Monday, October 28, 2019

The Challenge of Dating

"Make dating and marriage a high priority. Seek a companion who is worthy to go to the temple to be sealed to you for time and all eternity."
-For the Strength of Youth

As awkward as it sounds, this is actually a really interesting topic for me! Maybe that's just because I'm still single, but I think this information can be valuable to everyone.

First, let's talk about dating. For those of you older folds, have you noticed that dating has changed drastically over the years? It really has, and not necessarily in a good way. Back in the day, dating was all about having fun and getting to know different people. Once you found someone you really liked and had gone on a few dates with, you generally started "courting". This is when you've fully committed to that person. You continue to go on dates, but now you're "boyfriend and girlfriend". Next, as the relationship gets more serious, you would get engaged. And then the final step is marriage. Those are very important steps that people followed to help get to know someone before marrying.

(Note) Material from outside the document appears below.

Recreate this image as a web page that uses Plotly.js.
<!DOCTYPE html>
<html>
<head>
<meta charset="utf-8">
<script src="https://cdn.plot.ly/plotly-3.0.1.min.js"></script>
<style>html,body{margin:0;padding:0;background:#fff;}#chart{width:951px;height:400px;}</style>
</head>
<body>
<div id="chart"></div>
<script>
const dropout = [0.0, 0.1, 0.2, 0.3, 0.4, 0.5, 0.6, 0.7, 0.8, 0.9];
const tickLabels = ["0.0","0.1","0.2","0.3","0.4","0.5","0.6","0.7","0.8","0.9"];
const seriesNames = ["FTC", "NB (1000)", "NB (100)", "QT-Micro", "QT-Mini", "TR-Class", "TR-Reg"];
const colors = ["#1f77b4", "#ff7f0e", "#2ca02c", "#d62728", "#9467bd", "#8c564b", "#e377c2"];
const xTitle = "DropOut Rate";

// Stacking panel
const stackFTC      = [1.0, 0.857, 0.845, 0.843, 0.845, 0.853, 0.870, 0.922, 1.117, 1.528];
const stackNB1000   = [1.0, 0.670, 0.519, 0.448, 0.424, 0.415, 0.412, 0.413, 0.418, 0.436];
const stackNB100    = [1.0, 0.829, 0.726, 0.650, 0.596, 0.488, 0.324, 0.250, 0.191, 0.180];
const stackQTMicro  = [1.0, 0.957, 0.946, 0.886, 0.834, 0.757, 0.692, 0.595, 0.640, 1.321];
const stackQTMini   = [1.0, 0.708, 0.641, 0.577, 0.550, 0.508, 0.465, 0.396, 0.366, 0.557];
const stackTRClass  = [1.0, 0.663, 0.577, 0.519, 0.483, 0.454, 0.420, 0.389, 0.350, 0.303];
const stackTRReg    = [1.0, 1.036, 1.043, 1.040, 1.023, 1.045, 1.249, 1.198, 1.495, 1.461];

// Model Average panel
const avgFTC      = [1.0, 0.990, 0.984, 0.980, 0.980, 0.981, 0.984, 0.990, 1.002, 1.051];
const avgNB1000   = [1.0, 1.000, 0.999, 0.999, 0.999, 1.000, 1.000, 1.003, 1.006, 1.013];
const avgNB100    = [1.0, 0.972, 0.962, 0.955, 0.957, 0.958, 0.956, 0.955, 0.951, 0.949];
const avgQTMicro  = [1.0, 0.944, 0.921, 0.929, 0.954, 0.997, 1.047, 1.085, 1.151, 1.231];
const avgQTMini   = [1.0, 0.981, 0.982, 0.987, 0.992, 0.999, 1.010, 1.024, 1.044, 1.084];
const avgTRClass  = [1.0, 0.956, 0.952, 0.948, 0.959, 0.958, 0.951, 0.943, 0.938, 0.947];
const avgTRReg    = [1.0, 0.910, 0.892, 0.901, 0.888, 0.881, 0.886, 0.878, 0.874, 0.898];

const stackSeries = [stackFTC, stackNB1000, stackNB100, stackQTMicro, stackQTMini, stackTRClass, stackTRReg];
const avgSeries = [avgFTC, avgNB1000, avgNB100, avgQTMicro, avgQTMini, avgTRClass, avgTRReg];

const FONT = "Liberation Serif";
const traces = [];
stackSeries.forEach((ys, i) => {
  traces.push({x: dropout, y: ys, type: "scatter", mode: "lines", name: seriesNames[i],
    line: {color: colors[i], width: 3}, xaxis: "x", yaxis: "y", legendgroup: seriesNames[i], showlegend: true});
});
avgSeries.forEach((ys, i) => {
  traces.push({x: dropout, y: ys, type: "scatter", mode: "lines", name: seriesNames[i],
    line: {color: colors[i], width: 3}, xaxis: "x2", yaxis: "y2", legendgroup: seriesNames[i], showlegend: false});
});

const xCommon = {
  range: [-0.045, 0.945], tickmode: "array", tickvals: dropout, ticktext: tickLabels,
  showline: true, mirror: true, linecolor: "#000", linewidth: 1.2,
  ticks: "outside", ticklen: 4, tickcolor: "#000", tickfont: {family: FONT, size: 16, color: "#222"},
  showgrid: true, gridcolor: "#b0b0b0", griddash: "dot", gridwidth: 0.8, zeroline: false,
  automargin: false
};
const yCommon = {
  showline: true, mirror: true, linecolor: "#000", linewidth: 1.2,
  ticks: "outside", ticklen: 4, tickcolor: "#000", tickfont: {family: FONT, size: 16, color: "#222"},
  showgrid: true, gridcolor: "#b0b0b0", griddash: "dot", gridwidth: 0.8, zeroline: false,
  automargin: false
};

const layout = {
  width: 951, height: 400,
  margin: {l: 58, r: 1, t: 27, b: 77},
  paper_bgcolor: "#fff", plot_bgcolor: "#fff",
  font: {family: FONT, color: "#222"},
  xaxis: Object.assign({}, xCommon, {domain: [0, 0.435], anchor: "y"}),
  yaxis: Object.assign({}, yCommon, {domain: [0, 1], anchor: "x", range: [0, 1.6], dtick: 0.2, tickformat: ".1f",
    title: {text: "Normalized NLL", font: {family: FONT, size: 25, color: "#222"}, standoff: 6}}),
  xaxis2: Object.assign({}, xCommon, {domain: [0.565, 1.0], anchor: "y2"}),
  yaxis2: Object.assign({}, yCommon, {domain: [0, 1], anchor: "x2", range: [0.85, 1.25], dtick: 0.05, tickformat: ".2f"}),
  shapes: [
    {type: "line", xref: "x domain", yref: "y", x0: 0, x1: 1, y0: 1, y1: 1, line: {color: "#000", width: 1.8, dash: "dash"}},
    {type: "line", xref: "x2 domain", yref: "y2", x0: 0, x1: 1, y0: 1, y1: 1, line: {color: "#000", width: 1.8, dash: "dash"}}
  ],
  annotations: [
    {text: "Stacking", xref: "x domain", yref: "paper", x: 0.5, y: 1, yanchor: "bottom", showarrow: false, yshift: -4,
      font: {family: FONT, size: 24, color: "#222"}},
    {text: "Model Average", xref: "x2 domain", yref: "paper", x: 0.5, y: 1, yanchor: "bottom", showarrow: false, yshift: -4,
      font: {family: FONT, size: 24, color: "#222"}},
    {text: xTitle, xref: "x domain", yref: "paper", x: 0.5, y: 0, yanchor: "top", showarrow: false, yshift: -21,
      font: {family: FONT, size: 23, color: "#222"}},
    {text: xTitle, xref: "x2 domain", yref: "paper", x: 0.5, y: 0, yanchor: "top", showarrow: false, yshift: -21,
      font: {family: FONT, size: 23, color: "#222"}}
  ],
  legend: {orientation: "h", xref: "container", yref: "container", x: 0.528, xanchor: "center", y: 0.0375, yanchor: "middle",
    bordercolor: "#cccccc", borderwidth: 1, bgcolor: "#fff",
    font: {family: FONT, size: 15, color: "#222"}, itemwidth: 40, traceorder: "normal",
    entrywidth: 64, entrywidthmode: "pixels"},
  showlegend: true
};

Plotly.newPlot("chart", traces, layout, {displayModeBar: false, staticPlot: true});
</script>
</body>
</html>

Now let's contrast that dating with present day. Now dating has about the same meaning as courting. People rarely go on dates when they're dating, they mostly just hang out together. You might think that that's just fine, and it can be. But true dating is when you go and do something that is planned, not just hanging out and talking about what you want to do. Then, they jump to engagement and get married as fast as they can. Do these people know each other at all? Maybe. However, they probably don't know each other nearly well enough to get married. It seems that in the modern day people are just sliding through those steps to get to marriage as fast as they can. This isn't healthy! No wonder there is such a high divorce rate! If we could all just slow down and enjoy each other's company we would have much healthier relationships.

Then there's the opposite side of the spectrum. Some people just don't date at all! There are a number of reasons for this, but Elder Oaks lists just four in his talk "Dating Versus Hanging Out".

The first reason is, "The cultural tides in our world run strongly against commitments in family relationships".  I already discussed this at length in my earlier blog post, "Family, is it Important?" Basically, the world today has just stopped caring about families and marriage. The divorce rates have soared, abortion is a widely accepted decision, the very definition of marriage has changed. And with this increased negativity toward family, dating has slowly gone extinct.

The second reason is, "The leveling effect of the women's movement has contributed to discourage dating". Because men have seen women becoming more and more empowered, they have slowly stopped asking them on dates. This could be from fear of being rejected, or it could be from the fear of someone seeing them a "male chauvinist". Basically, the guys have just stopped asking out the girls, and this has led to dating going out of style.

Elder Oaks goes more into detail about these reasons as well as others in his talk, so I would encourage you to go listen to it.

To end, I just wanted to extend a challenge to whoever decides to read this post. For all those who are single, I would like to challenge you to go find one date with someone. They don't have to be attractive, and this date doesn't mean you're committed to them forever. Just plan a fun activity and go have fun together. Get to know one another, don't just hang out. And for the rest of you who are married, I encourage you to plan a date together. Make it fun and simple, something you can use to get to know one another better. Because even if you feel like you know someone, you can always learn something new.